Starting with the first line of the data below, copy each line up to and including the one containing "const yTicks = [3.5, 4, 4.5, 5, 5.5];". Pictures stay out.

### ENTRIES
·····

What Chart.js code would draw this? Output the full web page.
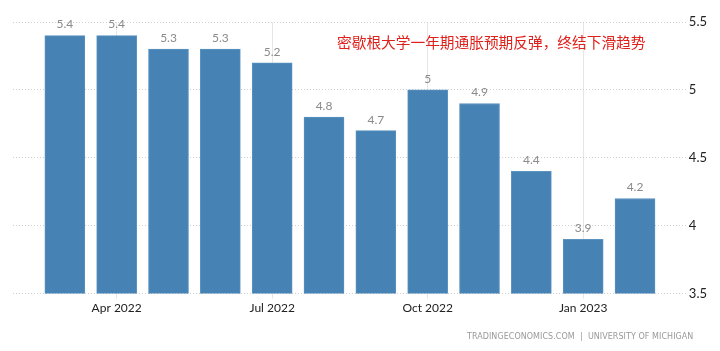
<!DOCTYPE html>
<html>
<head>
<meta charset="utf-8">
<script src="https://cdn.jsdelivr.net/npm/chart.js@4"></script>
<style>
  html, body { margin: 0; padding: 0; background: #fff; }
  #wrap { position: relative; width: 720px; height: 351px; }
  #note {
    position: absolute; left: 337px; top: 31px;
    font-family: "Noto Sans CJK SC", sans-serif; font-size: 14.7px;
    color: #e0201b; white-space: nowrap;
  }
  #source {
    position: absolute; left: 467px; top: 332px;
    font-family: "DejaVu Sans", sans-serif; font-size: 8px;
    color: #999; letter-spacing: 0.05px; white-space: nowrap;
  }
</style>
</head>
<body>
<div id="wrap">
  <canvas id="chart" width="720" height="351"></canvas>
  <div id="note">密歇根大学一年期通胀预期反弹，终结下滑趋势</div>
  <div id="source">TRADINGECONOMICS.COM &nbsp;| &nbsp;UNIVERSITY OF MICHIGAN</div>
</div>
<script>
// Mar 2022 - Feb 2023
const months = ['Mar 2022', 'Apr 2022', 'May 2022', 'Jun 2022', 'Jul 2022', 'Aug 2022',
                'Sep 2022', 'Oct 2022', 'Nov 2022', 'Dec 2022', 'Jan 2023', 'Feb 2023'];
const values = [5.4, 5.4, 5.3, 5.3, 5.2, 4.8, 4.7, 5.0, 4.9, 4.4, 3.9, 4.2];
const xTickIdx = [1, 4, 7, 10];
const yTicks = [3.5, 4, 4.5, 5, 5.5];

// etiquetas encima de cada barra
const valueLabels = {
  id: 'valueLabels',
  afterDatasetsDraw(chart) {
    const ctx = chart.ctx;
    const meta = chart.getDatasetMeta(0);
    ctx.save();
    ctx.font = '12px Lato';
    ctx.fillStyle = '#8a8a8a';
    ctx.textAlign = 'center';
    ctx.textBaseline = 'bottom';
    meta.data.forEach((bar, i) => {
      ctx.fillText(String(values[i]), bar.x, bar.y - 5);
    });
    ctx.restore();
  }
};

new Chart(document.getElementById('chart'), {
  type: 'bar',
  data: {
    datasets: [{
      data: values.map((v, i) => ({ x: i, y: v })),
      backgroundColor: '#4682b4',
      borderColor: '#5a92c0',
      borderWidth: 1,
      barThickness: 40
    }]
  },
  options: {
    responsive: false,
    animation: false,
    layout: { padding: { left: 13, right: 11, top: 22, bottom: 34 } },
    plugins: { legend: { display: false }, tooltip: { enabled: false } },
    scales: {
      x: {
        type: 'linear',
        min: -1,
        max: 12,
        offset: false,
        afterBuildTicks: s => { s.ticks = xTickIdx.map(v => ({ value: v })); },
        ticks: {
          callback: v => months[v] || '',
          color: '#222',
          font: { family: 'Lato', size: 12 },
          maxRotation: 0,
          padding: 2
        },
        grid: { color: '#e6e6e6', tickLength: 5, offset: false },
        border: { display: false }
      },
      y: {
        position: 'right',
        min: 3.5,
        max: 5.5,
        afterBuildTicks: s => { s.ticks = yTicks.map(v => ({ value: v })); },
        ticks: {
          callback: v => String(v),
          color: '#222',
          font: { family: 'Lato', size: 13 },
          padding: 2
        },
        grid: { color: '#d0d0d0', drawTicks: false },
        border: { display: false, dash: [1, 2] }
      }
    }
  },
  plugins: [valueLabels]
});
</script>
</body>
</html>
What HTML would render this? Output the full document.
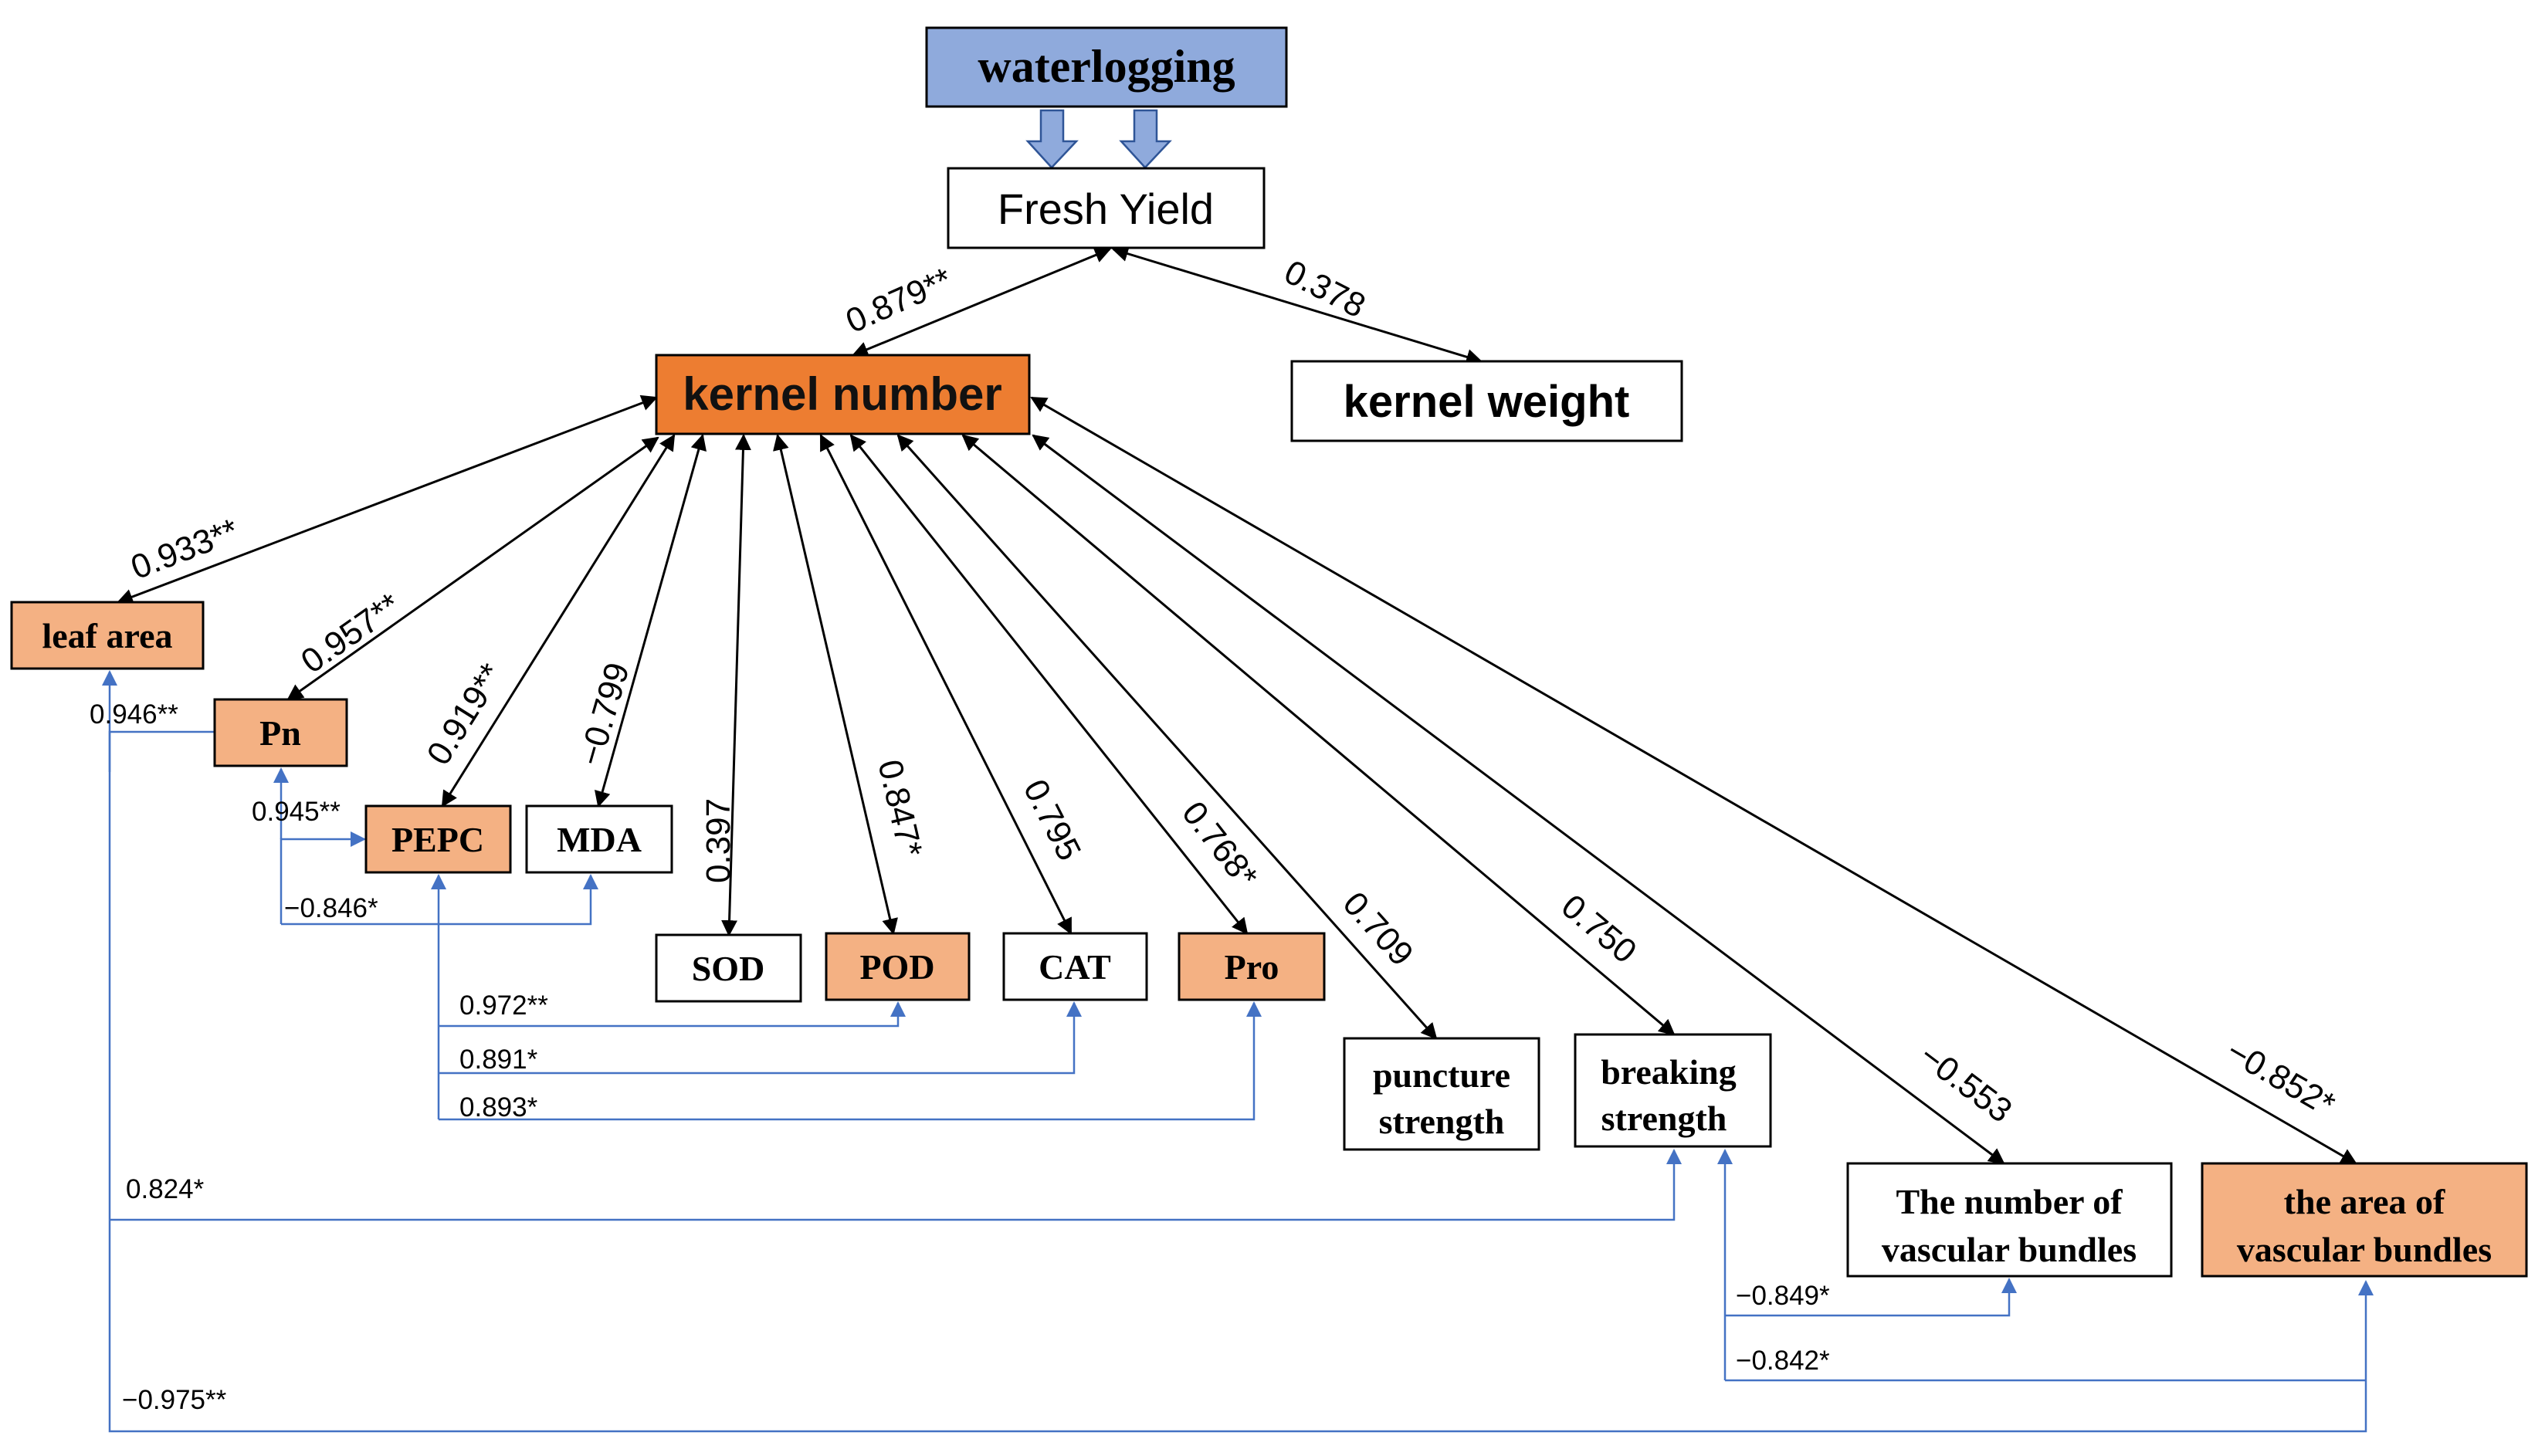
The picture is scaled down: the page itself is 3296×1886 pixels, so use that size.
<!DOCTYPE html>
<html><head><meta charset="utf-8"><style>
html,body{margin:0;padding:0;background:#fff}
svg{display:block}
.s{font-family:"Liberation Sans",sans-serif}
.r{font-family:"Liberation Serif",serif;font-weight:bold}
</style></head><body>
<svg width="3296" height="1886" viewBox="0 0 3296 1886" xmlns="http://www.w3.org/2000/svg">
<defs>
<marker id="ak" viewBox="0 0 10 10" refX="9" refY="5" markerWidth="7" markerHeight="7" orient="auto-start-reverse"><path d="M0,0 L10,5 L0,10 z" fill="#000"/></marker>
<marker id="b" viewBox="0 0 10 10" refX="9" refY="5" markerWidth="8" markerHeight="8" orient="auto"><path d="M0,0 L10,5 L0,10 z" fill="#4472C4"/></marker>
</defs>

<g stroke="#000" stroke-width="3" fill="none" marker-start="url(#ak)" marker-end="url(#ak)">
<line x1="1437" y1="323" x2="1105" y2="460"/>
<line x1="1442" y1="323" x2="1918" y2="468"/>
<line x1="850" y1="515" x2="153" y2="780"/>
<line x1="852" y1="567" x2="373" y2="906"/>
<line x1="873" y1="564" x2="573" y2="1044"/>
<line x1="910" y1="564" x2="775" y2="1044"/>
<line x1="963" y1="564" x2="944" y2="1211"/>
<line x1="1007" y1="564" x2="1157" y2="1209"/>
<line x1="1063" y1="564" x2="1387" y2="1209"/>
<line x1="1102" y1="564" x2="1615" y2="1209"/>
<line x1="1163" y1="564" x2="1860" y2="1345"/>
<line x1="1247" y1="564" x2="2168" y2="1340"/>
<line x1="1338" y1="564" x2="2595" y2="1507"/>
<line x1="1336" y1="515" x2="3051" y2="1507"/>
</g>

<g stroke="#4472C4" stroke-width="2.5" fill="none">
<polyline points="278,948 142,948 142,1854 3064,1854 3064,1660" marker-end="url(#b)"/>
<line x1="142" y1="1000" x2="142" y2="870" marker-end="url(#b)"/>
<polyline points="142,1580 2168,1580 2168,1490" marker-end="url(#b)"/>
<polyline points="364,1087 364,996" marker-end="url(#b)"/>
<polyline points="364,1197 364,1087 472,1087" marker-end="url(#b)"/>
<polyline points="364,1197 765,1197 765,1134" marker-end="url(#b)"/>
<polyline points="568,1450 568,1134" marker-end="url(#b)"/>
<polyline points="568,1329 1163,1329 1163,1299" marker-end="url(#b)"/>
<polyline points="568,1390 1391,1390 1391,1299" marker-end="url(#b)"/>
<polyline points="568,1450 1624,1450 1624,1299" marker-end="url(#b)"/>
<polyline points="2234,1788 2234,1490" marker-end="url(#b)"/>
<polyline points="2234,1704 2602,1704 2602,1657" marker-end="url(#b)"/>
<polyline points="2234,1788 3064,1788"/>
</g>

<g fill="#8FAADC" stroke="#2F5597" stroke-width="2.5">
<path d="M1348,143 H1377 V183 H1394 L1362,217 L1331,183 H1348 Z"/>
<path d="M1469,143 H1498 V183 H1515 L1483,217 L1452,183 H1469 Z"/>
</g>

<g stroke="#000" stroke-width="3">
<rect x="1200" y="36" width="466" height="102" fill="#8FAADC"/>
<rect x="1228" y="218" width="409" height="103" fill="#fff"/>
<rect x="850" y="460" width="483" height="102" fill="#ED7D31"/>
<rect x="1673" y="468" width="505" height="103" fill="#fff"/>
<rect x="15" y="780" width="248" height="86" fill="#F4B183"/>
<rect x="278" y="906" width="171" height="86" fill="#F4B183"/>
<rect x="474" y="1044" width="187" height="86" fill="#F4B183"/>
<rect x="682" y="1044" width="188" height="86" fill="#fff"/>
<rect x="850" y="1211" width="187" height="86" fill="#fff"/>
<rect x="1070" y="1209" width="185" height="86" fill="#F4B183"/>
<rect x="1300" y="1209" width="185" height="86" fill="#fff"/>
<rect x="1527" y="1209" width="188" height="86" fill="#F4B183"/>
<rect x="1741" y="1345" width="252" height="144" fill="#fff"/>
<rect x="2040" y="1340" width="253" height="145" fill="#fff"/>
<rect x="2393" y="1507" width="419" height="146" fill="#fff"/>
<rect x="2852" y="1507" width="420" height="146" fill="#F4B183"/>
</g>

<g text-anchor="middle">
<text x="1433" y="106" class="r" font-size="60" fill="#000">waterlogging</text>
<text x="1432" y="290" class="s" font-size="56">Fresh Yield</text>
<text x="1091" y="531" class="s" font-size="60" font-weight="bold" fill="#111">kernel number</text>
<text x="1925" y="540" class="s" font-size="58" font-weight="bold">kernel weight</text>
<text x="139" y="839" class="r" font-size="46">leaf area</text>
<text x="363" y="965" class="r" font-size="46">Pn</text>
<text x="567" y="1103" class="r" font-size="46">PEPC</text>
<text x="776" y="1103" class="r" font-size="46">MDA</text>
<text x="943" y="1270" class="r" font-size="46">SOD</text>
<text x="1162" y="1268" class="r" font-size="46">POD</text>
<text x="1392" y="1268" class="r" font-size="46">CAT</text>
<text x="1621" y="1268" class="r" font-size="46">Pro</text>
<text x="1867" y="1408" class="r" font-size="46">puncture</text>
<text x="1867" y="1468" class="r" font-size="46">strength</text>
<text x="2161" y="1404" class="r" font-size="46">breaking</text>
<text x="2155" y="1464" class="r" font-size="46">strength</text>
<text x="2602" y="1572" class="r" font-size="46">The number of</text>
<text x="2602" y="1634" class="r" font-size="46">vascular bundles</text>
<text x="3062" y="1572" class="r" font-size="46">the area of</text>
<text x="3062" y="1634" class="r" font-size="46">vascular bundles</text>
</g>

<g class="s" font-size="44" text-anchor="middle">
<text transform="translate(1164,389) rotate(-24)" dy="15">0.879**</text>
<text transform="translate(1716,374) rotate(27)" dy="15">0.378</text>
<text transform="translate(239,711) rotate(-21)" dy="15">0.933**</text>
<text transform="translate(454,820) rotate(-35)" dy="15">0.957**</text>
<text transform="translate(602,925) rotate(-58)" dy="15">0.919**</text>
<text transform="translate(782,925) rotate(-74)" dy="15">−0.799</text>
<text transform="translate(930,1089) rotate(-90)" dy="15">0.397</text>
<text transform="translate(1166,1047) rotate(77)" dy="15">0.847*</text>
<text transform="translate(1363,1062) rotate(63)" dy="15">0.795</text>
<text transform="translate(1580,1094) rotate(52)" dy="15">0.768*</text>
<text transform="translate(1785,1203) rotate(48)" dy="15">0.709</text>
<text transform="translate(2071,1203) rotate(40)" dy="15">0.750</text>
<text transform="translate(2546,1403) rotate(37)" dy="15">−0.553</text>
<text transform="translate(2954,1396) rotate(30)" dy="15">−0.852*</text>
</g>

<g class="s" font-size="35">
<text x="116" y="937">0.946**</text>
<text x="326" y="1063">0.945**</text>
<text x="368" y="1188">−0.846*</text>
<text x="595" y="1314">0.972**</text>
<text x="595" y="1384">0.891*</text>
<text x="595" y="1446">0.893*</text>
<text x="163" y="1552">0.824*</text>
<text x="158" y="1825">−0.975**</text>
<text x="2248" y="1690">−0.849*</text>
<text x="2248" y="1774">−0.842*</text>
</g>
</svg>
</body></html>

·····

### PROBLEM SOLUTION
What Chart.js code would draw this? Output the full web page.
<!DOCTYPE html>
<html>
<head>
<meta charset="utf-8">
<script src="https://cdn.jsdelivr.net/npm/chart.js@4"></script>
<style>
  html, body { margin: 0; padding: 0; background: #fff; }
  #wrap { position: relative; width: 720px; height: 351px; }
  #note {
    position: absolute; left: 337px; top: 31px;
    font-family: "Noto Sans CJK SC", sans-serif; font-size: 14.7px;
    color: #e0201b; white-space: nowrap;
  }
  #source {
    position: absolute; left: 467px; top: 332px;
    font-family: "DejaVu Sans", sans-serif; font-size: 8px;
    color: #999; letter-spacing: 0.05px; white-space: nowrap;
  }
</style>
</head>
<body>
<div id="wrap">
  <canvas id="chart" width="720" height="351"></canvas>
  <div id="note">密歇根大学一年期通胀预期反弹，终结下滑趋势</div>
  <div id="source">TRADINGECONOMICS.COM &nbsp;| &nbsp;UNIVERSITY OF MICHIGAN</div>
</div>
<script>
// Mar 2022 - Feb 2023
const months = ['Mar 2022', 'Apr 2022', 'May 2022', 'Jun 2022', 'Jul 2022', 'Aug 2022',
                'Sep 2022', 'Oct 2022', 'Nov 2022', 'Dec 2022', 'Jan 2023', 'Feb 2023'];
const values = [5.4, 5.4, 5.3, 5.3, 5.2, 4.8, 4.7, 5.0, 4.9, 4.4, 3.9, 4.2];
const xTickIdx = [1, 4, 7, 10];
const yTicks = [3.5, 4, 4.5, 5, 5.5];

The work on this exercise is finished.